Clinton spent a lot of time privately strategizing with her team, rather than publicly answering questions. She went on a nine-month streak where she didn’t hold one press conference. That’s really a terrible look for a presidential candidate. She ignored key swing states like Wisconsin and Michigan, and it ultimately cost her the election. The Clinton team’s resources were dedicated in states like Ohio, Pennsylvania and North Carolina, and she won none of those states. So what happened to make voters go against her so wholeheartedly?
One factor was the overwhelming support working class males and families showed for Trump. Some enthusiastic support came from working class families in those rustbelt states like Ohio, Michigan, Wisconsin and Pennsylvania. Those voters truly believe, right or wrong, that they’re being screwed over by the current state of the economy. Trump’s campaign was strong in this area: highlighting that he would manufacturing jobs back to America, lower the taxes of the working class, and strip away trade regulations. Trump of course has not produced a clear plan on how to do any of these things now that he’s been elected president, but that’s not surprising to most people that have followed him throughout this campaign. Trump doesn’t seem to plan for much, he just goes off how he’s feeling at the moment. Still, he rode that strategy all the way to the white house which is a truly amazing thing to think about.
Speaking of Trump’s message, Clinton didn’t seem to want to counter it at all. She was content to point out all of Trump’s flaws, and there were a lot of them. She hammered him on his behavior towards women and the infamous Access Hollywood tape, but it didn’t matter to Trump supporters. He was speaking to them, she was just telling them he was bad. She needed to tell them more about actual policies, but with the e-mail scandal hanging over her head she tried to do whatever it took to not rock the boat.
That scandal would be the undoing of Clinton. When FBI director James Comey announced that he might re-open the investigation into Clinton just 10 days before the election, it halted whatever momentum she had in the polls. The saddest part for liberals and Clinton supports alike is that she did it to herself. Clinton knew she was walking the line on many different security measures including the emails, she is a brilliant lawyer with decades of experience. She even asked Colin Powell, the outgoing Secretary of State who also used a private e-mail server, for advice on how to use the server. The scandal was a cloud that allowed Trump supporters to counter any positive claims about her with credible evidence of her participating in illegal activity and mishandling classified information improperly. With this kind of obstacle to overcome, the Clinton campaign was super careful about anything they did. They just assumed that people would hate Trump enough to vote for her. It didn’t happen, just like the DNC’s pre-planned victory celebration with Katy Perry and other celebrities didn’t happen.

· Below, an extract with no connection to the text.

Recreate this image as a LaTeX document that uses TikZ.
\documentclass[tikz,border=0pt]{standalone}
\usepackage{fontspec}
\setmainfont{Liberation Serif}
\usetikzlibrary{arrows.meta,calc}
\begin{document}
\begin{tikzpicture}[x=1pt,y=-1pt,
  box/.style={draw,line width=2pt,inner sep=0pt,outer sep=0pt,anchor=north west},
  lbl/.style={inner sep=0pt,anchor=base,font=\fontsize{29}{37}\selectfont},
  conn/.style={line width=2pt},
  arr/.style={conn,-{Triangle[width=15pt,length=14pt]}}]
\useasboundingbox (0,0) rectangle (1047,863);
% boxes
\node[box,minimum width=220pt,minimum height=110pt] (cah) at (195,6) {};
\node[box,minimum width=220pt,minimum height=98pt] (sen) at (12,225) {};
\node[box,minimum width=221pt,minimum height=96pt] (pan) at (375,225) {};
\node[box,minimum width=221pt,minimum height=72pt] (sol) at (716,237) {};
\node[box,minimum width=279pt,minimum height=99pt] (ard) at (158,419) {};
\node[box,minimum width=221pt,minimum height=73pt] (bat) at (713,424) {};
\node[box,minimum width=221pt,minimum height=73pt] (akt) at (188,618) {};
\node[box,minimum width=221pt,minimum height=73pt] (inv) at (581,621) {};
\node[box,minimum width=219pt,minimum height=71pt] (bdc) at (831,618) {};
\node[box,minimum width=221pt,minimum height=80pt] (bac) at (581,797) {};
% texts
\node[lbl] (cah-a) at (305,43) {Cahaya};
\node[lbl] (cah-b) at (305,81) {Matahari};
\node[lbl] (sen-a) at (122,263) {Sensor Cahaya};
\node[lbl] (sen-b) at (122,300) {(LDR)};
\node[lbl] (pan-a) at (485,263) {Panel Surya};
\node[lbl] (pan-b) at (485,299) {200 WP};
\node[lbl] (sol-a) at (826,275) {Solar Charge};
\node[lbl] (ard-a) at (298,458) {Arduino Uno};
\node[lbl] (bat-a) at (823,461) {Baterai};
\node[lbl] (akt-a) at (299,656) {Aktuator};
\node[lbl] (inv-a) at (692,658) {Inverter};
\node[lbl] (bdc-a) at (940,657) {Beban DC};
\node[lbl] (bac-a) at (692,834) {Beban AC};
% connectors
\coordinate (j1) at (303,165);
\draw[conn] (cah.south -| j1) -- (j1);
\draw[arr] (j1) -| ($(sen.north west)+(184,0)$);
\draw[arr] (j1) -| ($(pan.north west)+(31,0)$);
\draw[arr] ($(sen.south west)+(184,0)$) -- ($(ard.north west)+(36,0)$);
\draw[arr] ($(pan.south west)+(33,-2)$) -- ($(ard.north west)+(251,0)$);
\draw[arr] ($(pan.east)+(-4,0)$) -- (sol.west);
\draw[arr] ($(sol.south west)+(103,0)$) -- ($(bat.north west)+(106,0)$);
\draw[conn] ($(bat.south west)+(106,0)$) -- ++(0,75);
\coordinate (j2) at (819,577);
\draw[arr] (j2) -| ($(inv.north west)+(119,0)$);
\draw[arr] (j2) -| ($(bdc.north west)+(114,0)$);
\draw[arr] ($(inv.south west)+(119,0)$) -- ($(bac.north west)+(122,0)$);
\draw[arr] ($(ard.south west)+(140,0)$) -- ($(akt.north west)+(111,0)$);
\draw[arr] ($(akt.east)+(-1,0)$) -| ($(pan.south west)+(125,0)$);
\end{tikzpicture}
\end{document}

Then there was the issue of democrats not showing up to vote. Indeed, democratic voter turnout was way down from both the 2008 and 2012 elections. This was probably due to a lack of enthusiasm for Clinton, but there are also many disgruntled Bernie Sanders supporters out there like me. Even though I would’ve voted for Clinton if I lived in a swing state, I can totally understand why some liberals decided they just couldn’t cast a vote for her under any circumstances. It always seemed like Sanders had the momentum and was more popular than Clinton. Because of those e-mails that just keep coming up, we now know that from day one of the campaign the DNC worked in several ways to take support away from Sanders and bring it to Clinton. No wonder some democrats were so bitter.
The last thing I want to mention is the factor of so called “PC culture” on this election. Trump supporters on the internet will have you believe that they “Meme’d a man into the White House”, and while they were a factor I don’t think it’s as prominent as people think. The internet community was perhaps the most enthusiastic about Trump, diving deeper into the Clinton e-mails than any journalist did, and even using them to create their own conspiracy theories. In the end, the internet became the primary way for Trump supporters to not only share misinformation and fake news stories, but also a place for them to express uncensored, anonymous opinions on Clinton. In that way, the internet was a big factor, but I don’t think it swayed many voters.

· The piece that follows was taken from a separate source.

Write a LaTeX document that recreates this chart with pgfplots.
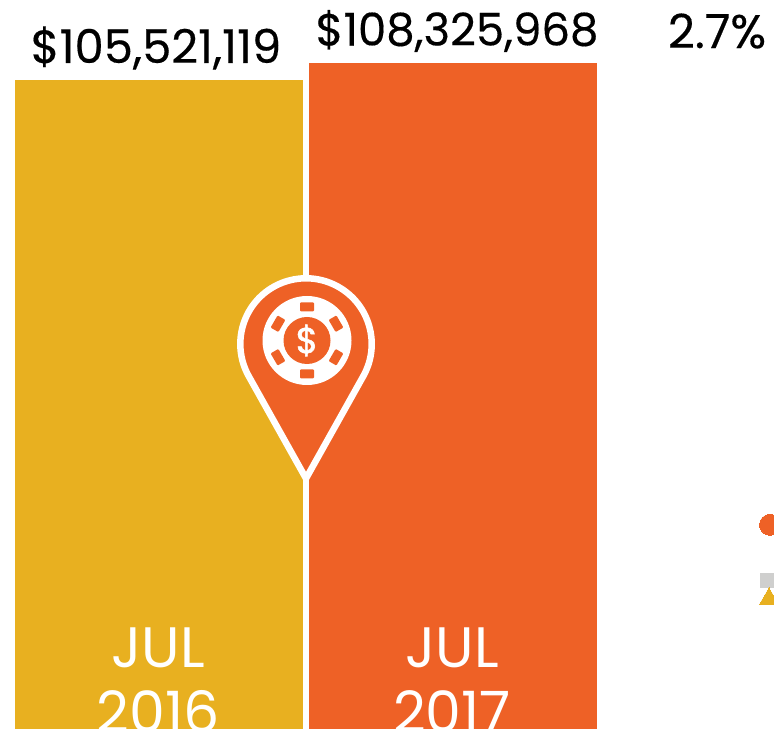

It does seem like there is some rebellion towards PC culture among the internet’s Trump fans, but it’s much less focused than the push was to get Trump to the White House. Mostly, I think the DNC should move away from using celebrities and musicians as advocates for their candidate. It is clear that there is some fatigue on the part of voters when it comes to being told how to think, especially by someone who they perceive to not be struggling at all. I can see how that would anger some people, and who really knows if there’s anyone out there that was convinced to vote for Clinton by Beyonce.
It may not have been one factor that sunk Clinton’s campaign, but it’s clear now that with all these negative issues piling up, she needed to be much more bold in her campaign. Democrats suffered mightily because of this, not only losing the presidency, but control of the Senate as well. Now the Republicans will have the White House and Congress. The party really needs to understand that they failed the people in this election. There was a candidate that was clearly the favorite in the democratic primary, and the party ignored him because they believed it was somehow Clinton’s “Turn”. That attitude has to change. The party has also come too close to resembling the old Republican party. Corporate interests are now supremely important to BOTH parties, and it never used to be that way. Huge, fundamental changes are needed in the party’s structure if the democrats don’t want to face eight years of President Trump.